Which Jehovah cursed.

That is also poetical in form. But how shall we interpret the prophecy of the latter poem? We saw that Enoch obtained a revelation at the time that his son, Methuselah, was born and that he prophetically named him to signify that the end of the world would come with the death of this child, and it is a fact that the year in which Methuselah died the flood came. Now, as to the prophecy! The word, "Noah," means "rest." So he says, "He [this baby of ours] shall comfort us, or rest us, from our labour, and from the toil of our hands, because of the ground which Jehovah hath cursed." Now, to my astonishment, so accurate an interpreter, and usually so sound an interpreter as Thomas J. Conant, whose translation I have just read, says in a note, "There appears to be no reference to Noah’s subsequent history as given in the sacred records. They seem rather to express the pious and grateful feelings of poor, time-worn parents on the birth of a son from whom they hope for relief in the labours to which sin has subjected mankind." If that interpretation is correct, then the words are divested of all prophetic idea and of the hope of the weary parents. I am glad to say that the best of the interpreters do not favor Dr. Conant. He says, "there appears to be’ no reference to Noah’s subsequent history." But let us prove a reference. Lamech speaks of the ground which God had cursed and of his son bringing rest. Now, if we turn to Noah’s sacrifice after leaving the ark we find these words: "And the Lord smelled a sweet savour, and the Lord said in his heart, I will not again curse the ground for man’s sake; for the imagination of man’s heart is evil from his youth; neither will I again smite any more every living thing, as I have done. While the earth remaineth, seed time and harvest, and cold and heat, and summer and winter, and day and night, shall not cease" (Genesis 8:21-22). So that evidently this old father, Lamech, saw that in the days of his son Noah the ground which God had cursed would be delivered from one part of that curse. It is evidently, therefore, a prophecy, and I could easily show, if I chose to take the time, that far beyond Noah personally, it looks to Shiloh, the rest that remains for the people of God. It looks to one greater than Noah, even to our Lord Jesus Christ, who will redeem the earth at last, absolutely, from the curse which sin entailed upon it, when Adam committed his offense against himself and versus all his seed.

QUESTIONS
1. What the meaning of "God took him"? Cite New Testament proof.

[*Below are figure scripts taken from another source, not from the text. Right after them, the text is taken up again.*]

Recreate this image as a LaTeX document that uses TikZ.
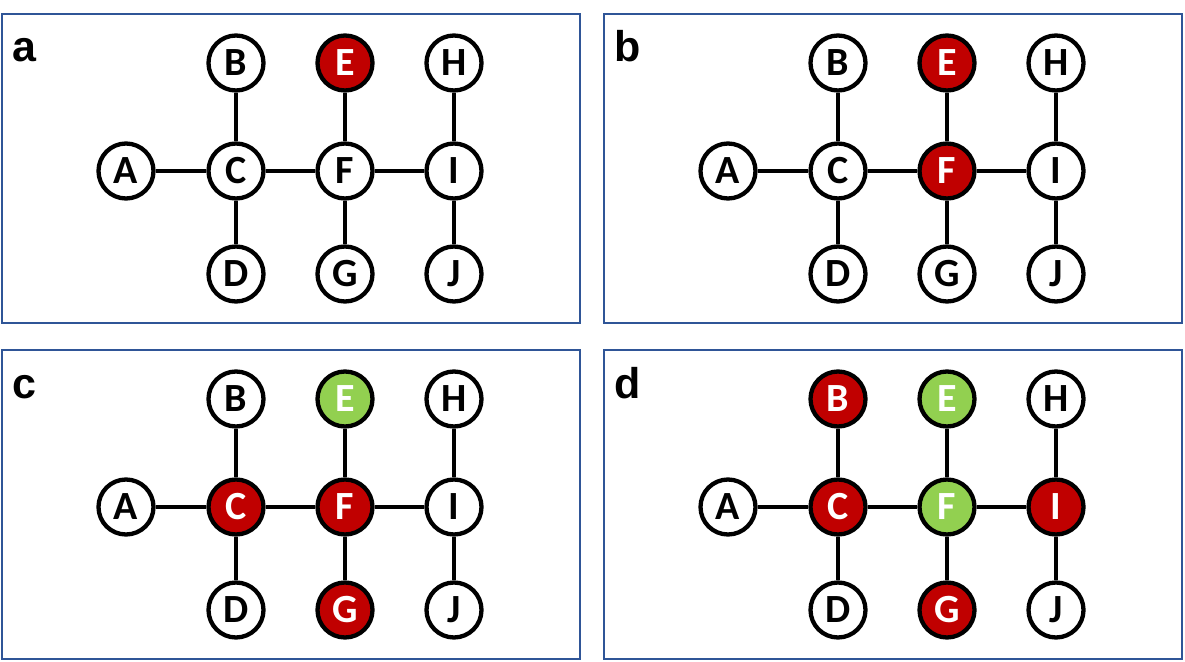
\documentclass[tikz,border=0pt]{standalone}
\usepackage{fontspec}
\setmainfont{Carlito}
\newfontfamily\labelfont{Liberation Sans}
\definecolor{nodered}{RGB}{192,0,0}
\definecolor{nodegreen}{RGB}{146,208,80}
\definecolor{frameblue}{RGB}{47,85,151}
\begin{document}
\begin{tikzpicture}[x=1pt, y=-1pt,
    vtx/.style={circle, draw, line width=4.3pt, fill=white, minimum size=55pt, inner sep=0pt,
      font=\fontsize{40}{40}\selectfont\bfseries},
    redvtx/.style={fill=nodered, text=white},
    greenvtx/.style={fill=nodegreen, text=white},
    edge/.style={line width=4.5pt},
    frame/.style={draw=frameblue, line width=2pt},
    panellabel/.style={anchor=base west, inner sep=0pt, font=\labelfont\fontsize{43}{43}\selectfont\bfseries}]
  \useasboundingbox (0,0) rectangle (1185,661);
  \foreach \p/\dx/\dy/\cols in {a/0/0/{nE/.style=redvtx},
      b/602/0/{nE/.style=redvtx, nF/.style=redvtx},
      c/0/336/{nC/.style=redvtx, nE/.style=greenvtx, nF/.style=redvtx, nG/.style=redvtx},
      d/602/336/{nB/.style=redvtx, nC/.style=redvtx, nE/.style=greenvtx, nF/.style=greenvtx, nG/.style=redvtx, nI/.style=redvtx}}{
    \tikzset{colouring/.style/.expanded={\cols}}
    \begin{scope}[shift={(\dx,\dy)}, colouring]
      \draw[frame] (2,14) rectangle (580,323);
      \node[panellabel] (\p-lab) at (12,62) {\p};
      \foreach \n/\x/\y in {A/126/171, B/236/63, C/236/171, D/236/274, E/345/63,
          F/345/171, G/345/274, H/454/63, I/454/171, J/454/274}
        \node[vtx, n\n/.try] (\p-\n) at (\x,\y) {\n};
      \foreach \u/\v in {A/C, B/C, C/D, C/F, E/F, F/G, F/I, H/I, I/J}
        \draw[edge] (\p-\u) -- (\p-\v);
    \end{scope}
  }
\end{tikzpicture}
\end{document}
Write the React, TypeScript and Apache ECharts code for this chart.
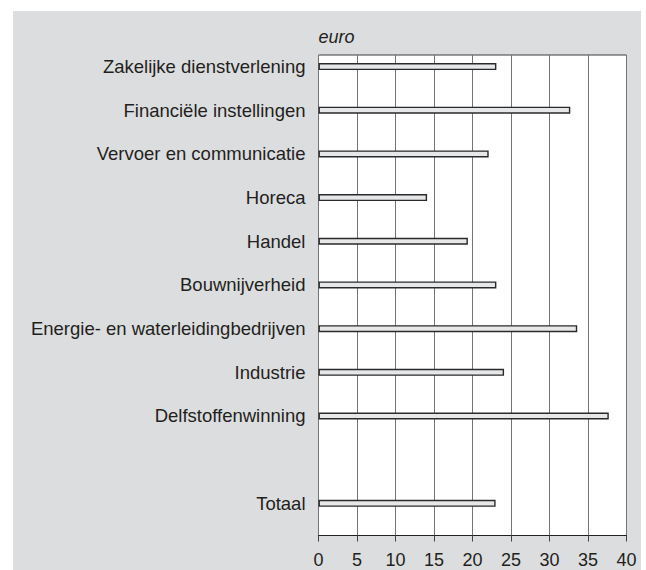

2. What other Old Testament case of translation?


3. When, according to the New Testament, will there be other cases?


4. What is the New Testament description of the process which takes place?


5. What are the things that keep people from soberly reflecting?


6. Give briefly the application of the sermon on Enoch.


7. What prophecy of Enoch preserved in the New Testament?


8. What controversy about this passage?


9. From what source did Jude get his information about the prophecy of Enoch?


10. What did Enoch mean by the coming of the Lord with his holy ones?


11. What evidence that Old Testament saints had clear ideas of the future world?


12. How long from the creation of Adam to the flood, according to the Samaritan Pentateuch? The Septuagint? Josephus?


13. According to our Bible what is the antiquity of the human race?


14. What is the testimony of some scientists and the value of their testimony?


15. What was Mark Twain’s illustration?


16. What was John Fiske’s position and what was the fallacy of it?


17. What two historical events in point and what do they prove?


18. What is the bearing of the process of the flood and the rising and subsiding of islands in a short time, on the position of some geologists?


19. Contrast the poetry of the two Lamechs. Which is the better?


20. Is this later poem a prophecy, and, if so, to what does it immediately refer?


21. What is Dr. Conant’s interpretation of it?


22. To what remote event does the author refer this prophecy?